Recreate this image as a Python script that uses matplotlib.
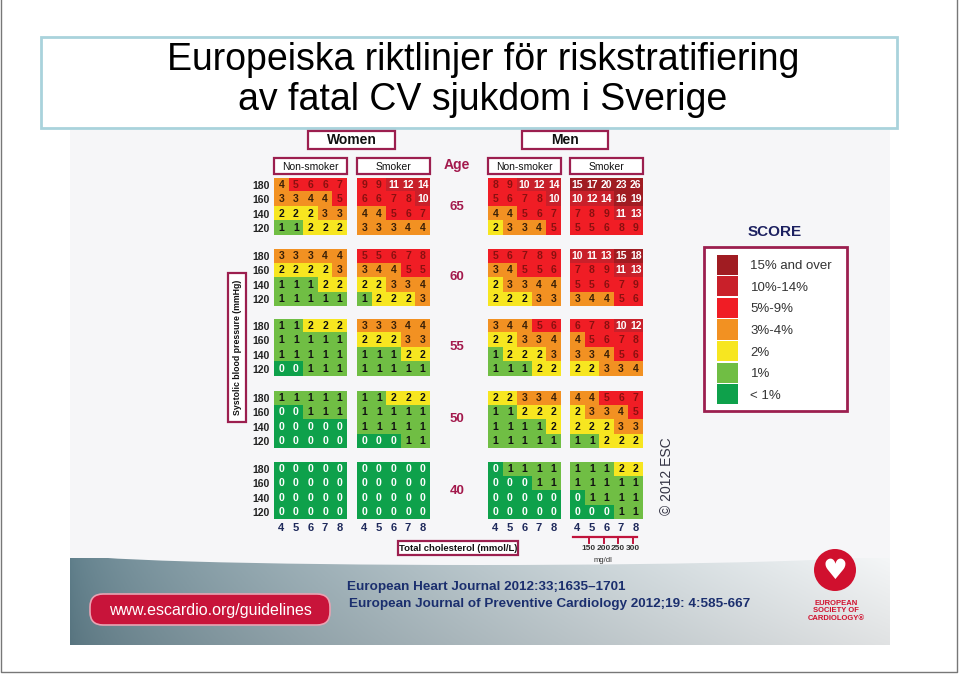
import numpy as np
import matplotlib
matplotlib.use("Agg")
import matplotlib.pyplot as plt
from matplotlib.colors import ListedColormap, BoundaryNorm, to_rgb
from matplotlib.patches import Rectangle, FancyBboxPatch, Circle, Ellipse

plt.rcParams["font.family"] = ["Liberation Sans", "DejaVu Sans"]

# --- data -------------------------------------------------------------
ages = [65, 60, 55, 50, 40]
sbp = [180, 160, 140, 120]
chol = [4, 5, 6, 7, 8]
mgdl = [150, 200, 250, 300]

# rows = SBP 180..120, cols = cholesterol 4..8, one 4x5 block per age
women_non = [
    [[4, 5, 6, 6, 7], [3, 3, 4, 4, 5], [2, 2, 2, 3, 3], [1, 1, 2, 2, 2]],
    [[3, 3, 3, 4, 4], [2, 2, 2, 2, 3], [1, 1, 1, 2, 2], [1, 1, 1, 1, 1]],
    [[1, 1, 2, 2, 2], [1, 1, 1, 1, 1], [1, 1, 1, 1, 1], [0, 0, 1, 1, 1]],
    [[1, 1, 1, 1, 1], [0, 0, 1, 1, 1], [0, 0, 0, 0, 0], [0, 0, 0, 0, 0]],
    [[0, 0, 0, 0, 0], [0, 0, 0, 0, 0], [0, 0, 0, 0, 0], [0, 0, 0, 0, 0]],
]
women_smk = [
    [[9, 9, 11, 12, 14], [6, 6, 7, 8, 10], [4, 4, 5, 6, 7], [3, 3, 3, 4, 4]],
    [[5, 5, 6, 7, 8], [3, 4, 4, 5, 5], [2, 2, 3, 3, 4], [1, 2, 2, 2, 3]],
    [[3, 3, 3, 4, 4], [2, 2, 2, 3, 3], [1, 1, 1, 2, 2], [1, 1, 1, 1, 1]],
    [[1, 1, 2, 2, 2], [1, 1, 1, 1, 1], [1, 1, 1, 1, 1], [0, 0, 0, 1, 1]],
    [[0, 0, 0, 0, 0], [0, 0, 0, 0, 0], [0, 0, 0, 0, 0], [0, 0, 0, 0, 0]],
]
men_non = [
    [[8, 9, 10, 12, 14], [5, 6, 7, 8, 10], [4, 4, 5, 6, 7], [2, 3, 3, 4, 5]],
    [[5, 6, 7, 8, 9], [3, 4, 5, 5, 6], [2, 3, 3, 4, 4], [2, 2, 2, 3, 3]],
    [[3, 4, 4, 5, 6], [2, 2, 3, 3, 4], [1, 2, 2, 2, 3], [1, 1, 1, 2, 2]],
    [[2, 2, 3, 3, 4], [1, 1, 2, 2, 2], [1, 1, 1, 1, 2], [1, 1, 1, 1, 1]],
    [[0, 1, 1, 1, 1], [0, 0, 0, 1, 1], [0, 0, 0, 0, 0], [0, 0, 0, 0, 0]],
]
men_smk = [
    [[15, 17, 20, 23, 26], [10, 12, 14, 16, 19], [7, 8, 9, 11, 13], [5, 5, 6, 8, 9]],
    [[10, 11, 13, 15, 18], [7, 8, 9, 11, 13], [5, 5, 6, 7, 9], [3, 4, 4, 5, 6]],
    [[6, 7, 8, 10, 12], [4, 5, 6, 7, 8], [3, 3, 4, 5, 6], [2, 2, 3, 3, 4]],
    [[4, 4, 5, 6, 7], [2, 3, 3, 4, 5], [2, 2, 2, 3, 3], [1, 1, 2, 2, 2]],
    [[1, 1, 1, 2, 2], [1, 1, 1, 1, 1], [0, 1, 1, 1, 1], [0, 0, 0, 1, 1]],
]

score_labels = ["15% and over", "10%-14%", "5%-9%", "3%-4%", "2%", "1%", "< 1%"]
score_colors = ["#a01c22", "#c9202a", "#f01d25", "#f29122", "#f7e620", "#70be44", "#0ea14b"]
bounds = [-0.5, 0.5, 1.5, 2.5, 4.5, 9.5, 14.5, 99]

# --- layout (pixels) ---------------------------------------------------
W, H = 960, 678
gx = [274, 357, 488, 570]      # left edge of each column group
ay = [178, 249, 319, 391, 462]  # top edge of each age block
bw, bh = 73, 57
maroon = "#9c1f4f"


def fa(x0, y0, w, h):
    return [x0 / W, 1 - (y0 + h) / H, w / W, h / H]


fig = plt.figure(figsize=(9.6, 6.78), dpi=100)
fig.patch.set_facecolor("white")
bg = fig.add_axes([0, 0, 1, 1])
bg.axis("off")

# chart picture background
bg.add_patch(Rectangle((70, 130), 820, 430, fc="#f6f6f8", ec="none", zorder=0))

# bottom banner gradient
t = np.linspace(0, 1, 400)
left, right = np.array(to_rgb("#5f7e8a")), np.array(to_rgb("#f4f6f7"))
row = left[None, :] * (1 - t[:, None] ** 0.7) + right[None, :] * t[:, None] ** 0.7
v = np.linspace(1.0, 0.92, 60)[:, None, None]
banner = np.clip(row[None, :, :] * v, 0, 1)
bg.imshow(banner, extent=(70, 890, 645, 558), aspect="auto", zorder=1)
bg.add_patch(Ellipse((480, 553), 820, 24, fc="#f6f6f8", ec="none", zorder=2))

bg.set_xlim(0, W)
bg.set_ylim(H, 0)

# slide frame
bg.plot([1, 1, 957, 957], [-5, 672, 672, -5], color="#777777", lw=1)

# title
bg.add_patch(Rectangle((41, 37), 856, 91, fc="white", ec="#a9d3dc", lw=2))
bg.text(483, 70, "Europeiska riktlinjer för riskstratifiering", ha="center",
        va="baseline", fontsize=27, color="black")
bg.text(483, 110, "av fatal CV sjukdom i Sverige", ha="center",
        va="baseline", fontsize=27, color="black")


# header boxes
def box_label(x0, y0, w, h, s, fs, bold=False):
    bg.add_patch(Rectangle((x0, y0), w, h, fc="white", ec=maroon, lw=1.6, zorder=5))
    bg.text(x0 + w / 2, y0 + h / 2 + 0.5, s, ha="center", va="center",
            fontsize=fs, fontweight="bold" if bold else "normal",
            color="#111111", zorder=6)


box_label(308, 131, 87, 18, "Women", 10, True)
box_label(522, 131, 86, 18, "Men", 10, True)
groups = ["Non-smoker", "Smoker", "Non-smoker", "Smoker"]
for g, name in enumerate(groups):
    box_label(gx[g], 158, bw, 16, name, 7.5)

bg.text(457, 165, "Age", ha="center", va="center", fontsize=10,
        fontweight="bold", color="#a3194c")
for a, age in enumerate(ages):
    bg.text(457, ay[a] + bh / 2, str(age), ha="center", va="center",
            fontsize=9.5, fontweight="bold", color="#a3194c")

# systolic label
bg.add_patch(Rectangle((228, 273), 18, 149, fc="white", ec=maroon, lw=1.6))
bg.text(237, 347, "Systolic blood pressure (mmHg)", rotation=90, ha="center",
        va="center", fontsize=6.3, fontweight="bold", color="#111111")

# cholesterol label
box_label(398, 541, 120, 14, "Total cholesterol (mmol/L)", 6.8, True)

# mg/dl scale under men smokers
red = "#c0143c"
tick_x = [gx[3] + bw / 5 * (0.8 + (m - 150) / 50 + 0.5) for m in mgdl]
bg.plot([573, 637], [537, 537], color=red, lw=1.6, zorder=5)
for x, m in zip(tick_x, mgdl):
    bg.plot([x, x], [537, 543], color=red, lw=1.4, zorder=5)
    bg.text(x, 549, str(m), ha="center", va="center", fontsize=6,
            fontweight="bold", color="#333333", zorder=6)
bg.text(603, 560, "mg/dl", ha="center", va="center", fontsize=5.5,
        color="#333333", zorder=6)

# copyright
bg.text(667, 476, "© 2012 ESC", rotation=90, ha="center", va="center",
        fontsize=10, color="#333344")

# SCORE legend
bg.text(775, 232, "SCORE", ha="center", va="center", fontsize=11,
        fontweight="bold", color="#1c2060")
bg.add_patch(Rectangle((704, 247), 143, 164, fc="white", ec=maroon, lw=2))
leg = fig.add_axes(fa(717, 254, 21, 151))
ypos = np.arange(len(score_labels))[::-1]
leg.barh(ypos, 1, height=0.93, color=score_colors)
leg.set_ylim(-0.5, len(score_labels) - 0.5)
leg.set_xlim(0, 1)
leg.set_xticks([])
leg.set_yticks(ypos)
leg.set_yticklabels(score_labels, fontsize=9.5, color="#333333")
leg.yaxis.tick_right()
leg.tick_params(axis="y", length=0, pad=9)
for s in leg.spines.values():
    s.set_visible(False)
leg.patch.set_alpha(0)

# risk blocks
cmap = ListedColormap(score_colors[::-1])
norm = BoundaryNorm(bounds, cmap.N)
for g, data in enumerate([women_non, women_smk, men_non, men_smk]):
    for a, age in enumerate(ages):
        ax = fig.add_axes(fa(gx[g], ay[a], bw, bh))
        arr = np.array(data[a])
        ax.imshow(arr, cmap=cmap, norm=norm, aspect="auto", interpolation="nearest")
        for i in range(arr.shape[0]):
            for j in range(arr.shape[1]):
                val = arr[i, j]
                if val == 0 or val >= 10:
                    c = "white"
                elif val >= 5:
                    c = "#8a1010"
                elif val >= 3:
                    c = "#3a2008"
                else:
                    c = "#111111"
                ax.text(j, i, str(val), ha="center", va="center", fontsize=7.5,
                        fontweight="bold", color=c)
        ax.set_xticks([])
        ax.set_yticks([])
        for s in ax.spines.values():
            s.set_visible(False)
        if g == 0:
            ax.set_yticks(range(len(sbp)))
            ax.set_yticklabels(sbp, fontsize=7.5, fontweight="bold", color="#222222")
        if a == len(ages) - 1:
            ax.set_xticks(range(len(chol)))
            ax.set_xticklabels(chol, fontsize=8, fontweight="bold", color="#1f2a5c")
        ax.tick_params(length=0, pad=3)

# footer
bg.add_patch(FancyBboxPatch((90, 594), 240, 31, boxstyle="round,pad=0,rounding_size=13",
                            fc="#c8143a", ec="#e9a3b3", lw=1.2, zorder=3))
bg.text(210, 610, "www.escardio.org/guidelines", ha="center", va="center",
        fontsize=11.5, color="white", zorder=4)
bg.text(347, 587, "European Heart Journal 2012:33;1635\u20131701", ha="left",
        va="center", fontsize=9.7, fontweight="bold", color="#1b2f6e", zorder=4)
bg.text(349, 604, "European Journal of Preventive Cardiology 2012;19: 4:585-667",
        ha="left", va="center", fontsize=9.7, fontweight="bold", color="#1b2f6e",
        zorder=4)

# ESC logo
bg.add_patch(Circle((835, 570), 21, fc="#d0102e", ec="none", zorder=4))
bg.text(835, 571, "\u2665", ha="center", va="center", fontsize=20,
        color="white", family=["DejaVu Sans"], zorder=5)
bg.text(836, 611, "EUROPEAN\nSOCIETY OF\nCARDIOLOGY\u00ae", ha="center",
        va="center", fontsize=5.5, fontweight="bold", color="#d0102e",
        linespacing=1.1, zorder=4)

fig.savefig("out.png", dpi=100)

• • • •

§ To do
Write out an exact copy of the listing, first line through the line containing "mgdl = [150, 200, 250, 300]", with the pictures left out.

§ Result of this task
Recreate this image as a Python script that uses matplotlib.
import numpy as np
import matplotlib
matplotlib.use("Agg")
import matplotlib.pyplot as plt
from matplotlib.colors import ListedColormap, BoundaryNorm, to_rgb
from matplotlib.patches import Rectangle, FancyBboxPatch, Circle, Ellipse

plt.rcParams["font.family"] = ["Liberation Sans", "DejaVu Sans"]

# --- data -------------------------------------------------------------
ages = [65, 60, 55, 50, 40]
sbp = [180, 160, 140, 120]
chol = [4, 5, 6, 7, 8]
mgdl = [150, 200, 250, 300]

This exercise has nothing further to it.